▸ **Exercise prompt**: Sift the listing for lines that hold the string "this" and pull them out.

▸ **Task material**:
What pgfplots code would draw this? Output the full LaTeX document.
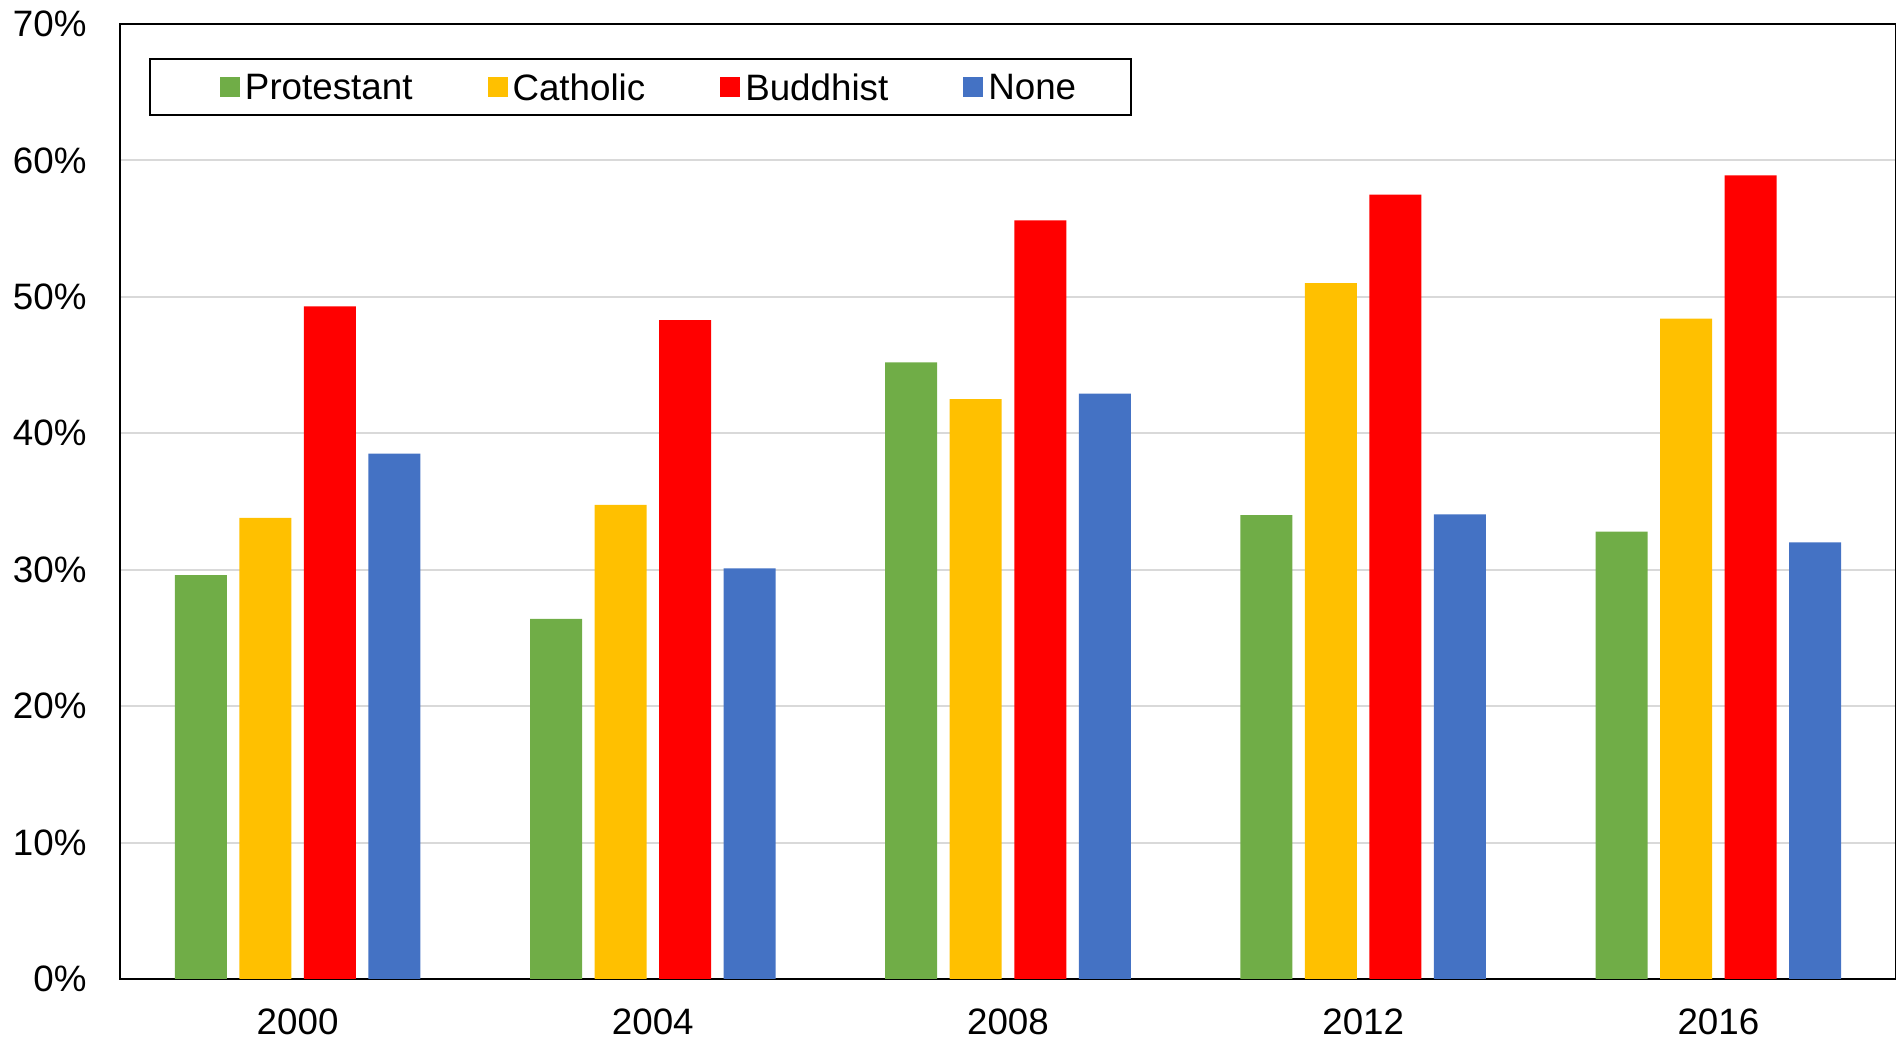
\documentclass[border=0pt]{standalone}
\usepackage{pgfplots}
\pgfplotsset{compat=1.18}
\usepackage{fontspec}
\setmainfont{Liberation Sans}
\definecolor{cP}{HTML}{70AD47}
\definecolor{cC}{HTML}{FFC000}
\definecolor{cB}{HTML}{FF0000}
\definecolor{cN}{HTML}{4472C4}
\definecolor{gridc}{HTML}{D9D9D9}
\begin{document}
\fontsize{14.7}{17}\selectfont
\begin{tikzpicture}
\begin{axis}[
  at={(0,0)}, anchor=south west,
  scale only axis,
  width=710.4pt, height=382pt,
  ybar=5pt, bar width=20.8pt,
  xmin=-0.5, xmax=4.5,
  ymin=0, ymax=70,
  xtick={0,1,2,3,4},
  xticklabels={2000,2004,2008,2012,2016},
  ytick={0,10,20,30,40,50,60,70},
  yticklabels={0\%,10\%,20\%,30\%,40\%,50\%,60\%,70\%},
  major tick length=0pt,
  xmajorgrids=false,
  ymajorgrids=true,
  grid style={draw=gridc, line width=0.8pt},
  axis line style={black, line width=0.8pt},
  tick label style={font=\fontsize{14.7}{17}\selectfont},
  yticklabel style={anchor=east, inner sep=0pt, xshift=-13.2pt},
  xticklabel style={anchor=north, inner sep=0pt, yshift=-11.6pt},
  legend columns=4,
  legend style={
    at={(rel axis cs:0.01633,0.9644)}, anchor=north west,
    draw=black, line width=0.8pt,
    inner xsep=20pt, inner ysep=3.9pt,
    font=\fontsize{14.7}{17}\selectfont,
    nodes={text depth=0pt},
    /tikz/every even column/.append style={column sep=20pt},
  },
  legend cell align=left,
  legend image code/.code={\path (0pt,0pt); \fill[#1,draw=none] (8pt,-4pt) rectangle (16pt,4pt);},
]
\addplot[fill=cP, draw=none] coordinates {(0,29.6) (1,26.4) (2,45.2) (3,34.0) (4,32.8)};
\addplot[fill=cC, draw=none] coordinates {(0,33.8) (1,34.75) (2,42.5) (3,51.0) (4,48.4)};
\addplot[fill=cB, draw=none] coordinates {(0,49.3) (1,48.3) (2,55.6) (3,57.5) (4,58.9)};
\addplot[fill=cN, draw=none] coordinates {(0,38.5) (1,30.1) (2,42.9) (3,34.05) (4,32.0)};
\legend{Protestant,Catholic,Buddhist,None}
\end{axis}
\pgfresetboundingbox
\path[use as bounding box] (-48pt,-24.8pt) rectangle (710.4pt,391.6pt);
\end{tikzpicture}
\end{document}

* * *

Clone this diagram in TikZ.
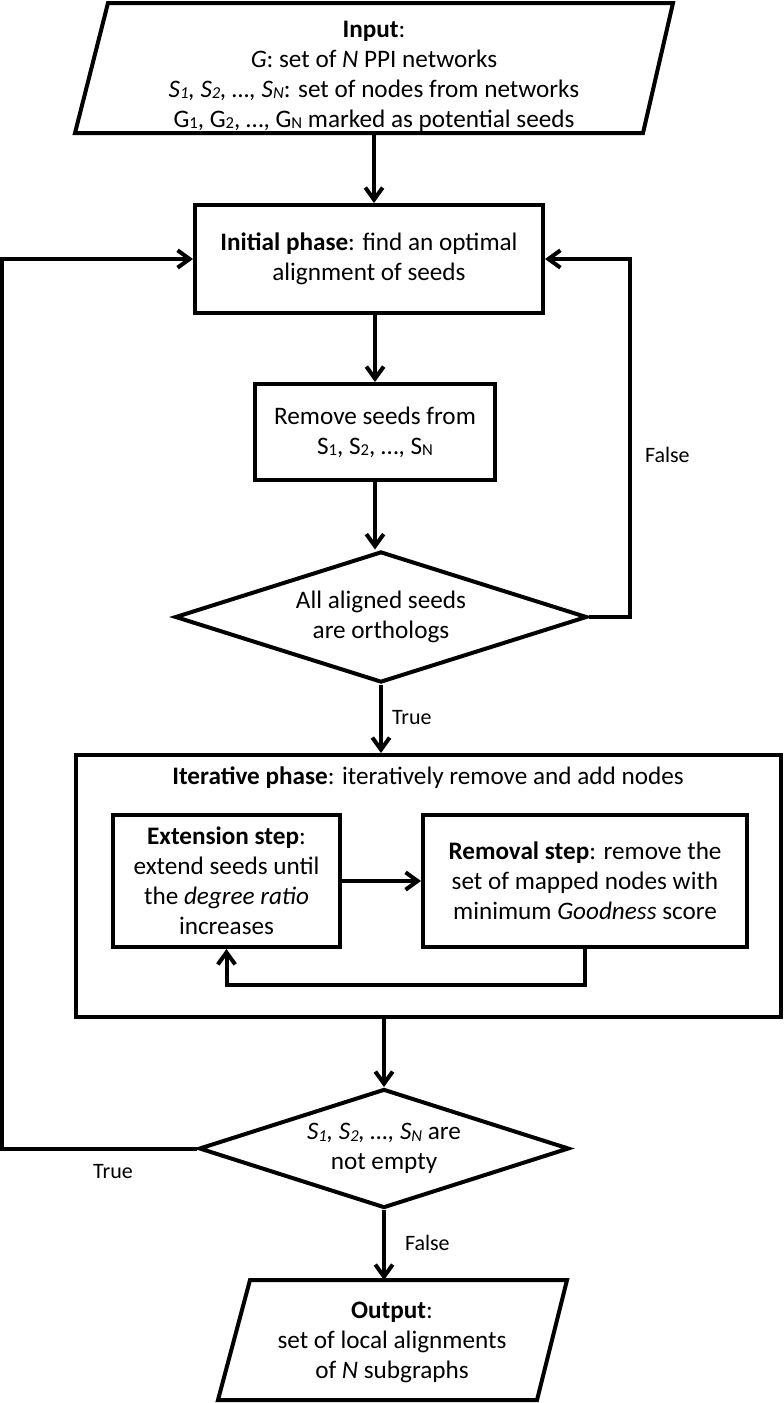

▸ **Answer to the task**:
What pgfplots code would draw this? Output the full LaTeX document.
Clone this diagram in TikZ.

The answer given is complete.